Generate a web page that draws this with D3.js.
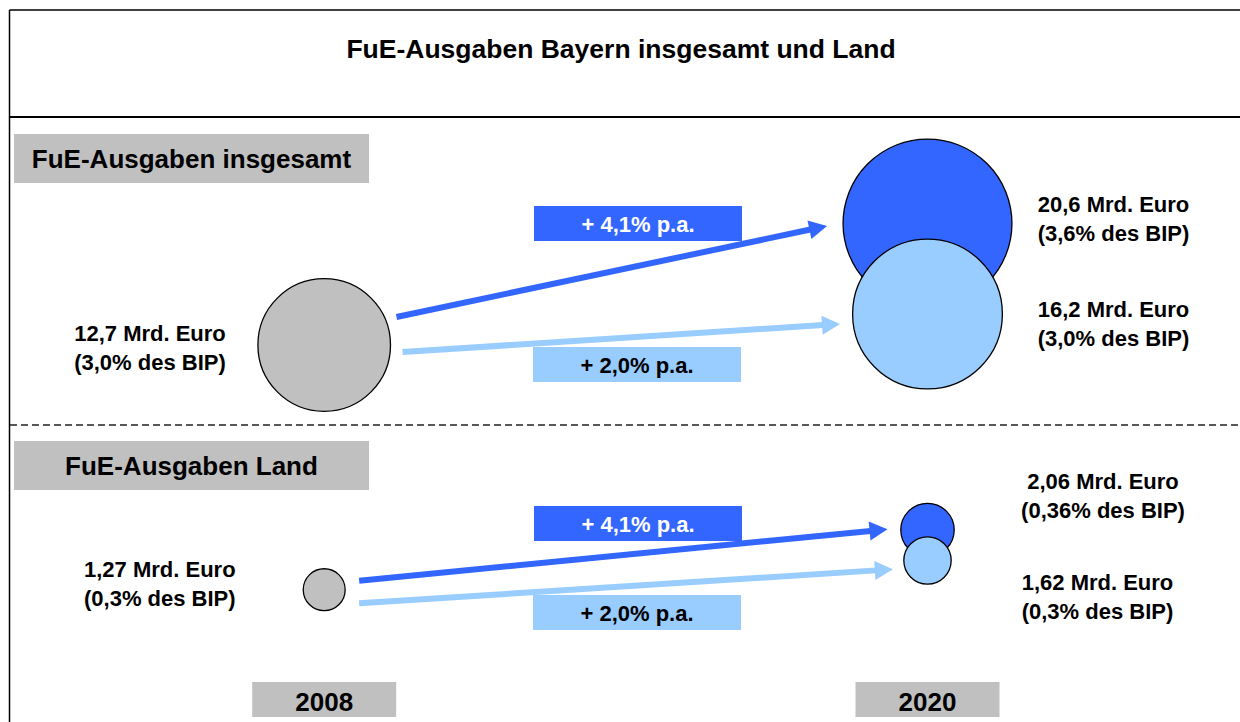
<!DOCTYPE html>
<html>
<head>
  <meta charset="utf-8">
  <title>FuE-Ausgaben Bayern insgesamt und Land</title>
  <script src="https://d3js.org/d3.v7.min.js"></script>
  <style>
    body { margin: 0; background: #fff; }
    svg text { font-family: "Liberation Sans", Arial, sans-serif; font-weight: bold; }
  </style>
</head>
<body>
<svg width="1240" height="722"></svg>
<script>

  // Data
  var years = ["2008", "2020"];
  var sectionNames = ["FuE-Ausgaben insgesamt", "FuE-Ausgaben Land"];
  var value2008 = [12.7, 1.27];
  var value2020High = [20.6, 2.06];
  var value2020Low = [16.2, 1.62];
  var share2008 = ["3,0%", "0,3%"];
  var share2020High = ["3,6%", "0,36%"];
  var share2020Low = ["3,0%", "0,3%"];
  var growthLabels = ["+ 4,1% p.a.", "+ 2,0% p.a."];

  var colHigh = "#3366FF", colLow = "#99CCFF", colGrey = "#C0C0C0";

  // layout of the two sections (positions only)
  var layout = [
    { box: 134, yStart: 345, yHigh: 223.5, yLow: 314,
      leftX: 150, leftY: 340.7, rightXHigh: 1113.5, rightYHigh: 212.3, rightXLow: 1113.5, rightYLow: 316.7,
      boxHigh: 206, boxLow: 347,
      arrHigh: {dy0: -28, dy1: 2.5, g0: 6, g1: 16}, arrLow: {dy0: 7, dy1: 10, g0: 12, g1: 12.6} },
    { box: 441, yStart: 589.7, yHigh: 530, yLow: 560.5,
      leftX: 159.8, leftY: 576.7, rightXHigh: 1103, rightYHigh: 489.3, rightXLow: 1097.5, rightYLow: 590,
      boxHigh: 506, boxLow: 595,
      arrHigh: {dy0: -9, dy1: -0.7, g0: 14, g1: 13.3}, arrLow: {dy0: 13.6, dy1: 8.8, g0: 14, g1: 11} }
  ];

  var svg = d3.select("svg");

  var x = d3.scalePoint().domain(years).range([324.2, 927.5]);
  var r = d3.scaleSqrt().domain([0, 12.7]).range([0, 66.3]);
  var fmt = function(v) { return String(v).replace(".", ",") + " Mrd. Euro"; };

  // frame
  svg.append("line").attr("x1", 9.5).attr("x2", 1240).attr("y1", 10).attr("y2", 10)
    .attr("stroke", "#000").attr("stroke-width", 1.5);
  svg.append("line").attr("x1", 9.5).attr("x2", 9.5).attr("y1", 10).attr("y2", 722)
    .attr("stroke", "#000").attr("stroke-width", 1.5);
  svg.append("line").attr("x1", 9.5).attr("x2", 1240).attr("y1", 117).attr("y2", 117)
    .attr("stroke", "#000").attr("stroke-width", 2);
  svg.append("line").attr("x1", 10).attr("x2", 1240).attr("y1", 425).attr("y2", 425)
    .attr("stroke", "#222").attr("stroke-width", 1.3).attr("stroke-dasharray", "7,4");

  svg.append("text").attr("x", 621).attr("y", 58).attr("text-anchor", "middle")
    .attr("font-size", 26.5).text("FuE-Ausgaben Bayern insgesamt und Land");

  function arrow(g, x0, y0, x1, y1, color) {
    var dx = x1 - x0, dy = y1 - y0, len = Math.sqrt(dx * dx + dy * dy);
    var ux = dx / len, uy = dy / len, hl = 18, hw = 9.5;
    var bx = x1 - ux * hl, by = y1 - uy * hl;
    g.append("line").attr("x1", x0).attr("y1", y0).attr("x2", bx + ux).attr("y2", by + uy)
      .attr("stroke", color).attr("stroke-width", 6);
    g.append("path")
      .attr("d", "M" + x1 + "," + y1 + "L" + (bx - uy * hw) + "," + (by + ux * hw) +
                 "L" + (bx + uy * hw) + "," + (by - ux * hw) + "Z")
      .attr("fill", color);
  }

  function twoLines(g, cx, y, l1, l2) {
    var t = g.append("text").attr("text-anchor", "middle").attr("font-size", 22);
    t.append("tspan").attr("x", cx).attr("y", y).text(l1);
    t.append("tspan").attr("x", cx).attr("y", y + 29).text(l2);
  }

  sectionNames.forEach(function(name, i) {
    var L = layout[i];
    var g = svg.append("g");

    // section header
    g.append("rect").attr("x", 14).attr("y", L.box).attr("width", 355).attr("height", 49).attr("fill", colGrey);
    g.append("text").attr("x", 191.5).attr("y", L.box + 33.5).attr("text-anchor", "middle")
      .attr("font-size", 26).text(name);

    var x0 = x(years[0]), x1 = x(years[1]);
    var r0 = r(value2008[i]), rH = r(value2020High[i]), rL = r(value2020Low[i]);

    // arrows
    var a = L.arrHigh;
    arrow(g, x0 + r0 + a.g0, L.yStart + a.dy0, x1 - rH - a.g1, L.yHigh + a.dy1, colHigh);
    a = L.arrLow;
    arrow(g, x0 + r0 + a.g0, L.yStart + a.dy0, x1 - rL - a.g1, L.yLow + a.dy1, colLow);

    // growth boxes
    g.append("rect").attr("x", 534).attr("y", L.boxHigh).attr("width", 208).attr("height", 35).attr("fill", colHigh);
    g.append("text").attr("x", 638).attr("y", L.boxHigh + 25.5).attr("text-anchor", "middle")
      .attr("font-size", 22).attr("fill", "#fff").text(growthLabels[0]);
    g.append("rect").attr("x", 533).attr("y", L.boxLow).attr("width", 208).attr("height", 35).attr("fill", colLow);
    g.append("text").attr("x", 637).attr("y", L.boxLow + 25.5).attr("text-anchor", "middle")
      .attr("font-size", 22).attr("fill", "#000").text(growthLabels[1]);

    // bubbles
    g.append("circle").attr("cx", x0).attr("cy", L.yStart).attr("r", r0)
      .attr("fill", colGrey).attr("stroke", "#000").attr("stroke-width", 1.3);
    g.append("circle").attr("cx", x1).attr("cy", L.yHigh).attr("r", rH)
      .attr("fill", colHigh).attr("stroke", "#000").attr("stroke-width", 1.3);
    g.append("circle").attr("cx", x1).attr("cy", L.yLow).attr("r", rL)
      .attr("fill", colLow).attr("stroke", "#000").attr("stroke-width", 1.3);

    // value labels
    twoLines(g, L.leftX, L.leftY, fmt(value2008[i]), "(" + share2008[i] + " des BIP)");
    twoLines(g, L.rightXHigh, L.rightYHigh, fmt(value2020High[i]), "(" + share2020High[i] + " des BIP)");
    twoLines(g, L.rightXLow, L.rightYLow, fmt(value2020Low[i]), "(" + share2020Low[i] + " des BIP)");
  });

  // year boxes
  years.forEach(function(yr) {
    svg.append("rect").attr("x", x(yr) - 72).attr("y", 682).attr("width", 144).attr("height", 35).attr("fill", colGrey);
    svg.append("text").attr("x", x(yr)).attr("y", 711).attr("text-anchor", "middle")
      .attr("font-size", 26).text(yr);
  });

</script>
</body>
</html>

# # # # #

Give every line above again exactly, with no pictures.

Generate a web page that draws this with D3.js.
<!DOCTYPE html>
<html>
<head>
  <meta charset="utf-8">
  <title>FuE-Ausgaben Bayern insgesamt und Land</title>
  <script src="https://d3js.org/d3.v7.min.js"></script>
  <style>
    body { margin: 0; background: #fff; }
    svg text { font-family: "Liberation Sans", Arial, sans-serif; font-weight: bold; }
  </style>
</head>
<body>
<svg width="1240" height="722"></svg>
<script>

  // Data
  var years = ["2008", "2020"];
  var sectionNames = ["FuE-Ausgaben insgesamt", "FuE-Ausgaben Land"];
  var value2008 = [12.7, 1.27];
  var value2020High = [20.6, 2.06];
  var value2020Low = [16.2, 1.62];
  var share2008 = ["3,0%", "0,3%"];
  var share2020High = ["3,6%", "0,36%"];
  var share2020Low = ["3,0%", "0,3%"];
  var growthLabels = ["+ 4,1% p.a.", "+ 2,0% p.a."];

  var colHigh = "#3366FF", colLow = "#99CCFF", colGrey = "#C0C0C0";

  // layout of the two sections (positions only)
  var layout = [
    { box: 134, yStart: 345, yHigh: 223.5, yLow: 314,
      leftX: 150, leftY: 340.7, rightXHigh: 1113.5, rightYHigh: 212.3, rightXLow: 1113.5, rightYLow: 316.7,
      boxHigh: 206, boxLow: 347,
      arrHigh: {dy0: -28, dy1: 2.5, g0: 6, g1: 16}, arrLow: {dy0: 7, dy1: 10, g0: 12, g1: 12.6} },
    { box: 441, yStart: 589.7, yHigh: 530, yLow: 560.5,
      leftX: 159.8, leftY: 576.7, rightXHigh: 1103, rightYHigh: 489.3, rightXLow: 1097.5, rightYLow: 590,
      boxHigh: 506, boxLow: 595,
      arrHigh: {dy0: -9, dy1: -0.7, g0: 14, g1: 13.3}, arrLow: {dy0: 13.6, dy1: 8.8, g0: 14, g1: 11} }
  ];

  var svg = d3.select("svg");

  var x = d3.scalePoint().domain(years).range([324.2, 927.5]);
  var r = d3.scaleSqrt().domain([0, 12.7]).range([0, 66.3]);
  var fmt = function(v) { return String(v).replace(".", ",") + " Mrd. Euro"; };

  // frame
  svg.append("line").attr("x1", 9.5).attr("x2", 1240).attr("y1", 10).attr("y2", 10)
    .attr("stroke", "#000").attr("stroke-width", 1.5);
  svg.append("line").attr("x1", 9.5).attr("x2", 9.5).attr("y1", 10).attr("y2", 722)
    .attr("stroke", "#000").attr("stroke-width", 1.5);
  svg.append("line").attr("x1", 9.5).attr("x2", 1240).attr("y1", 117).attr("y2", 117)
    .attr("stroke", "#000").attr("stroke-width", 2);
  svg.append("line").attr("x1", 10).attr("x2", 1240).attr("y1", 425).attr("y2", 425)
    .attr("stroke", "#222").attr("stroke-width", 1.3).attr("stroke-dasharray", "7,4");

  svg.append("text").attr("x", 621).attr("y", 58).attr("text-anchor", "middle")
    .attr("font-size", 26.5).text("FuE-Ausgaben Bayern insgesamt und Land");

  function arrow(g, x0, y0, x1, y1, color) {
    var dx = x1 - x0, dy = y1 - y0, len = Math.sqrt(dx * dx + dy * dy);
    var ux = dx / len, uy = dy / len, hl = 18, hw = 9.5;
    var bx = x1 - ux * hl, by = y1 - uy * hl;
    g.append("line").attr("x1", x0).attr("y1", y0).attr("x2", bx + ux).attr("y2", by + uy)
      .attr("stroke", color).attr("stroke-width", 6);
    g.append("path")
      .attr("d", "M" + x1 + "," + y1 + "L" + (bx - uy * hw) + "," + (by + ux * hw) +
                 "L" + (bx + uy * hw) + "," + (by - ux * hw) + "Z")
      .attr("fill", color);
  }

  function twoLines(g, cx, y, l1, l2) {
    var t = g.append("text").attr("text-anchor", "middle").attr("font-size", 22);
    t.append("tspan").attr("x", cx).attr("y", y).text(l1);
    t.append("tspan").attr("x", cx).attr("y", y + 29).text(l2);
  }

  sectionNames.forEach(function(name, i) {
    var L = layout[i];
    var g = svg.append("g");

    // section header
    g.append("rect").attr("x", 14).attr("y", L.box).attr("width", 355).attr("height", 49).attr("fill", colGrey);
    g.append("text").attr("x", 191.5).attr("y", L.box + 33.5).attr("text-anchor", "middle")
      .attr("font-size", 26).text(name);

    var x0 = x(years[0]), x1 = x(years[1]);
    var r0 = r(value2008[i]), rH = r(value2020High[i]), rL = r(value2020Low[i]);

    // arrows
    var a = L.arrHigh;
    arrow(g, x0 + r0 + a.g0, L.yStart + a.dy0, x1 - rH - a.g1, L.yHigh + a.dy1, colHigh);
    a = L.arrLow;
    arrow(g, x0 + r0 + a.g0, L.yStart + a.dy0, x1 - rL - a.g1, L.yLow + a.dy1, colLow);

    // growth boxes
    g.append("rect").attr("x", 534).attr("y", L.boxHigh).attr("width", 208).attr("height", 35).attr("fill", colHigh);
    g.append("text").attr("x", 638).attr("y", L.boxHigh + 25.5).attr("text-anchor", "middle")
      .attr("font-size", 22).attr("fill", "#fff").text(growthLabels[0]);
    g.append("rect").attr("x", 533).attr("y", L.boxLow).attr("width", 208).attr("height", 35).attr("fill", colLow);
    g.append("text").attr("x", 637).attr("y", L.boxLow + 25.5).attr("text-anchor", "middle")
      .attr("font-size", 22).attr("fill", "#000").text(growthLabels[1]);

    // bubbles
    g.append("circle").attr("cx", x0).attr("cy", L.yStart).attr("r", r0)
      .attr("fill", colGrey).attr("stroke", "#000").attr("stroke-width", 1.3);
    g.append("circle").attr("cx", x1).attr("cy", L.yHigh).attr("r", rH)
      .attr("fill", colHigh).attr("stroke", "#000").attr("stroke-width", 1.3);
    g.append("circle").attr("cx", x1).attr("cy", L.yLow).attr("r", rL)
      .attr("fill", colLow).attr("stroke", "#000").attr("stroke-width", 1.3);

    // value labels
    twoLines(g, L.leftX, L.leftY, fmt(value2008[i]), "(" + share2008[i] + " des BIP)");
    twoLines(g, L.rightXHigh, L.rightYHigh, fmt(value2020High[i]), "(" + share2020High[i] + " des BIP)");
    twoLines(g, L.rightXLow, L.rightYLow, fmt(value2020Low[i]), "(" + share2020Low[i] + " des BIP)");
  });

  // year boxes
  years.forEach(function(yr) {
    svg.append("rect").attr("x", x(yr) - 72).attr("y", 682).attr("width", 144).attr("height", 35).attr("fill", colGrey);
    svg.append("text").attr("x", x(yr)).attr("y", 711).attr("text-anchor", "middle")
      .attr("font-size", 26).text(yr);
  });

</script>
</body>
</html>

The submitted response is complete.